Thursday, December 30, 2010

Job Hunting..

I've spent several hours over the past few days looking for jobs on the internet. It turns out all that I am doing is figuring out what I wouldn't enjoy doing! Which I guess is good.. just exhausting. I'm so over it.

Tuesday, December 28, 2010

The Return

New days. It seems paradoxical to enjoy the warmth of the sun with the glow of the white snow on the ground. One can destroy the other or both can be simultaneously enjoyed. Personally I'd love to be enjoying both skiing, but I will certainly settle for a day off beginning with Jesus and coffee- two of my most favorite things.
This morning I woke up with the eager excitement and anticipation of spending some sweet time with my savior. In fact it has been this small nudging that has aroused me from sleep these past several mornings. Normally I am known to hit the snooze button (who invented that by the way... I don't know whether to thank that person or be mad at them!). Anyway, I want to note quickly that this desire to be with God, in His presence, is a desire that I myself could never muster up. It is a gift.. a grace of sorts from the same creator that has covertly sustained my life these years. Praise be to this God whom I serve. May He ever be lifted up and glorified. How beautiful it is to trust not in thyself but in Christ, the very foundation of our faith. I have been in this pattern of self-trust for so long and God is exposing this in my life. He is beckoning me to come to Him; to let go of all my attempts at strength and control and to simply trust him. He is good, and He is sovereign and He has called me His. I am a daughter of the King. He has ransomed me back from the enemy. A life for a life. This was the price. One of my favorite quotes comes from a stewardship talk a fews years ago; it goes like this, "something is worth how much someone is willing to give for it." Makes since right. Think about in terms of your worth... something (you) is worth how much someone (God) is willing to give for it. God stopped at nothing to buy you back. He gave his only Son to pay the debt that you and I owed.

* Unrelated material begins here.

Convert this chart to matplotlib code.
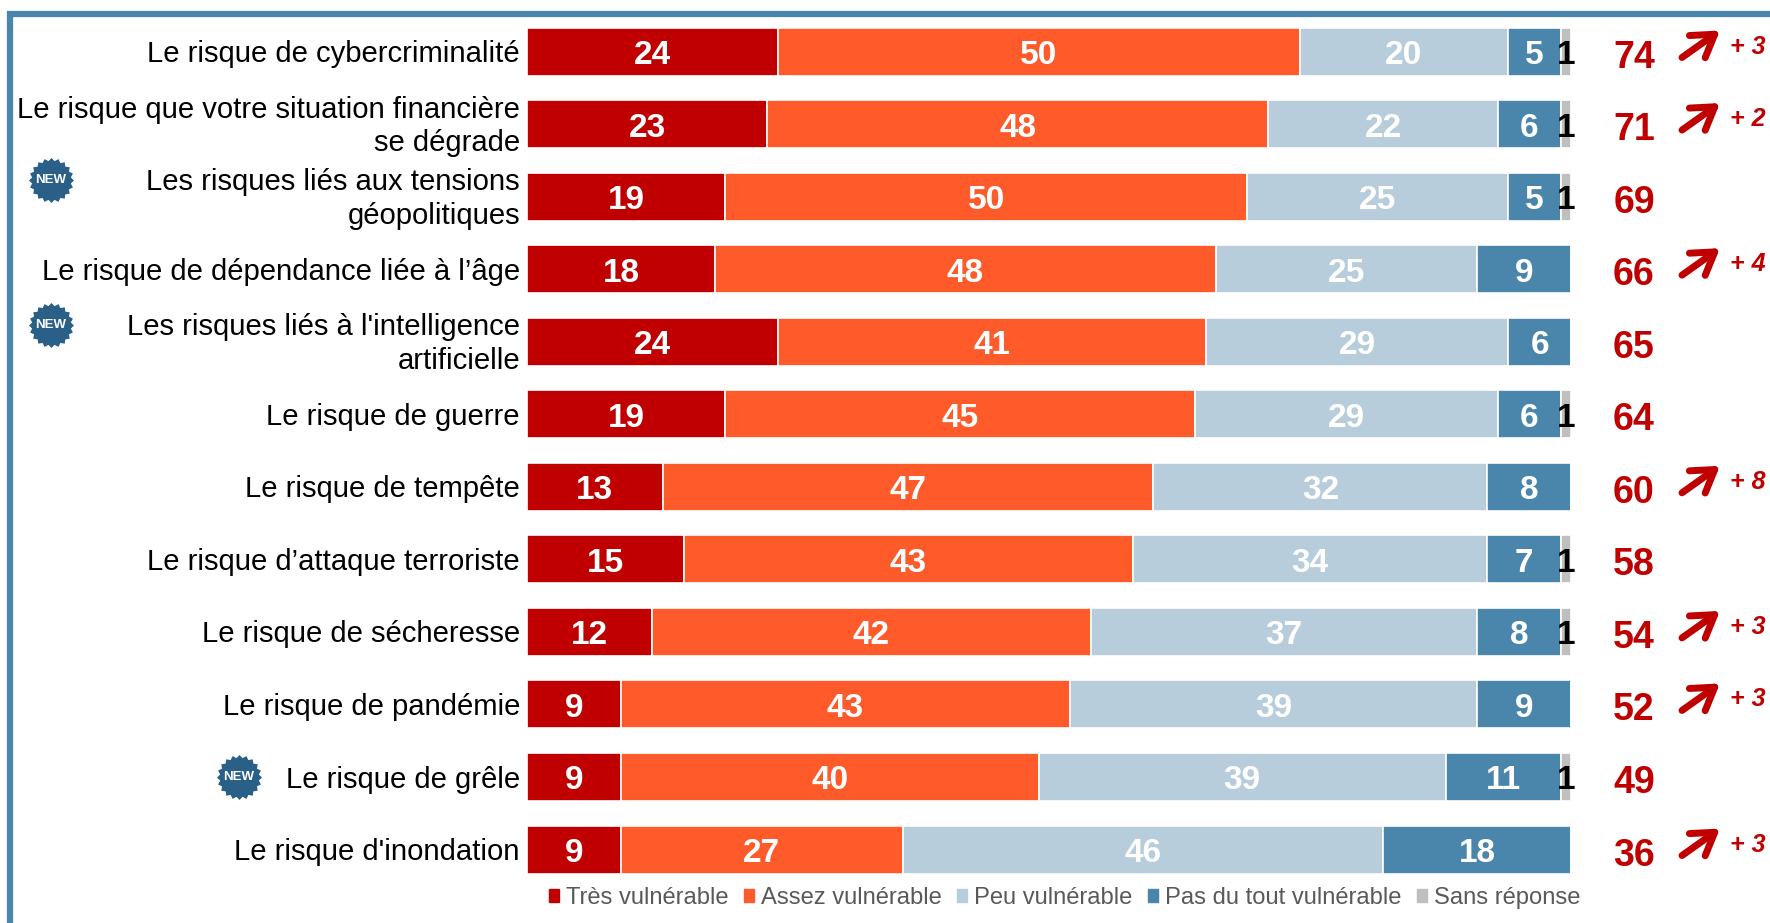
import matplotlib
matplotlib.use("Agg")
import matplotlib.pyplot as plt
import numpy as np
from matplotlib.lines import Line2D
from matplotlib.patches import Patch

plt.rcParams['font.family'] = ['Liberation Sans', 'DejaVu Sans']

labels = [
    "Le risque de cybercriminalité",
    "Le risque que votre situation financière\nse dégrade",
    "Les risques liés aux tensions\ngéopolitiques",
    "Le risque de dépendance liée à l’âge",
    "Les risques liés à l'intelligence\nartificielle",
    "Le risque de guerre",
    "Le risque de tempête",
    "Le risque d’attaque terroriste",
    "Le risque de sécheresse",
    "Le risque de pandémie",
    "Le risque de grêle",
    "Le risque d'inondation",
]
tres = [24, 23, 19, 18, 24, 19, 13, 15, 12, 9, 9, 9]
assez = [50, 48, 50, 48, 41, 45, 47, 43, 42, 43, 40, 27]
peu = [20, 22, 25, 25, 29, 29, 32, 34, 37, 39, 39, 46]
pas = [5, 6, 5, 9, 6, 6, 8, 7, 8, 9, 11, 18]
sans = [1, 1, 1, 0, 0, 1, 0, 1, 1, 0, 1, 0]
totals = [74, 71, 69, 66, 65, 64, 60, 58, 54, 52, 49, 36]
deltas = [3, 2, None, 4, None, None, 8, None, 3, 3, None, 3]
new_rows = [2, 4, 10]

series = [tres, assez, peu, pas, sans]
names = ["Très vulnérable", "Assez vulnérable", "Peu vulnérable",
         "Pas du tout vulnérable", "Sans réponse"]
colors = ["#c00000", "#ff5a29", "#b7cddb", "#4a86ab", "#bfbfbf"]
red = "#c00000"

W, H = 1770, 923
X0, PX = 527.0, 10.44      # bar origin and pixels per percent
Y0, DY = 51.5, 72.55       # first row centre and row pitch

fig = plt.figure(figsize=(W / 100, H / 100), dpi=100)
ax = fig.add_axes([0, 0, 1, 1])
ax.set_xlim(-X0 / PX, (W - X0) / PX)
ax.set_ylim((H - Y0) / DY, -Y0 / DY)
ax.axis("off")

# frame: only top and left are visible in the crop
fig.add_artist(Line2D([10, 10, W], [0, H - 14, H - 14], transform=None, color="#4a86ab",
                      lw=4.5, solid_joinstyle="miter"))

y = np.arange(len(labels))
left = np.zeros(len(labels))
for vals, col in zip(series, colors):
    vals = np.array(vals)
    ax.barh(y, vals, left=left, height=48 / DY, color=col, edgecolor="white", linewidth=1.2)
    for i, v in enumerate(vals):
        if v == 0:
            continue
        tc = "black" if v == 1 else "white"
        ax.text(left[i] + v / 2, i + 0.055, str(v), ha="center", va="center",
                color=tc, fontsize=24, fontweight="bold")
    left += vals

dx = 1 / PX
dy = 1 / DY
for i, lab in enumerate(labels):
    ax.text(-7 * dx, i + 2.5 * dy, lab, ha="right", va="center", fontsize=21.1, color="black",
            linespacing=1.25)
    ax.text((1634 - X0) / PX, i + 6 * dy, str(totals[i]), ha="center", va="center",
            color=red, fontsize=27, fontweight="bold")
    if deltas[i] is not None:
        ax.annotate("", xy=((1720 - X0) / PX, i - 21 * dy), xytext=((1682 - X0) / PX, i + 6 * dy),
                    arrowprops=dict(arrowstyle="->,head_length=0.55,head_width=0.35", color=red,
                                    lw=5, mutation_scale=28, shrinkA=0, shrinkB=0))
        ax.text((1748 - X0) / PX, i - 5 * dy, "+ %d" % deltas[i], ha="center", va="center",
                color=red, fontsize=18, fontweight="bold", fontstyle="italic")

# round seal for the NEW badge
ang = np.linspace(0, 2 * np.pi, 40, endpoint=False)
rad = np.where(np.arange(40) % 2 == 0, 1.0, 0.87)
seal = np.column_stack([rad * np.cos(ang), rad * np.sin(ang)])

for i in new_rows:
    bx = 239 if i == 10 else 51
    off = 0 if i == 10 else -17
    cx = (bx - X0) / PX
    ax.scatter([cx], [i + off * dy], marker=seal, s=1050, color="#2a5f88", linewidths=0)
    ax.text(cx, i + off * dy, "NEW", ha="center", va="center", color="white",
            fontsize=9.5, fontweight="bold")

handles = [Patch(color=c, label=n) for c, n in zip(colors, names)]
ax.legend(handles=handles, ncol=5, frameon=False, loc="center", fontsize=17.1, labelcolor="#595959",
          bbox_to_anchor=(1064.5 / W, 1 - 898 / H), handlelength=0.42, handleheight=0.42,
          handletextpad=0.3, columnspacing=0.65, borderpad=0)

fig.savefig("out.png", dpi=100)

Do you see the scandal? I do. That God, the creator and sustainer of the world, would count me of greater worth than His son. Man I don't deserve that. Let that sink in for a bit. We are great sinners.. but we have a great Savior.

Monday, August 30, 2010

Provider

Welcome to my blog! My hope and prayer through this blog would be to point to the gospel of Jesus Christ. The gospel that says that we are broken, messed up people in need of a savior. A gospel that communicates the truth of God's plan for each of us; a gospel that isn't fluffy, or pretty, or even well packaged but a gospel that is tragic and messy; a gospel where God, through His son Jesus, paid our penalty of sin by being nailed to a cross. It was not pretty.. it was not pleasant to look upon. However it was necessary. In God's economy the price for sin, our sin, had to be paid, and because of his great love for us, He paid that price with the blood of His very Son. He is my God. He is crazy in love with me even though I am a broken, messed up person. I have been purchased through the blood of the Lamb:) It is in His strength that I write.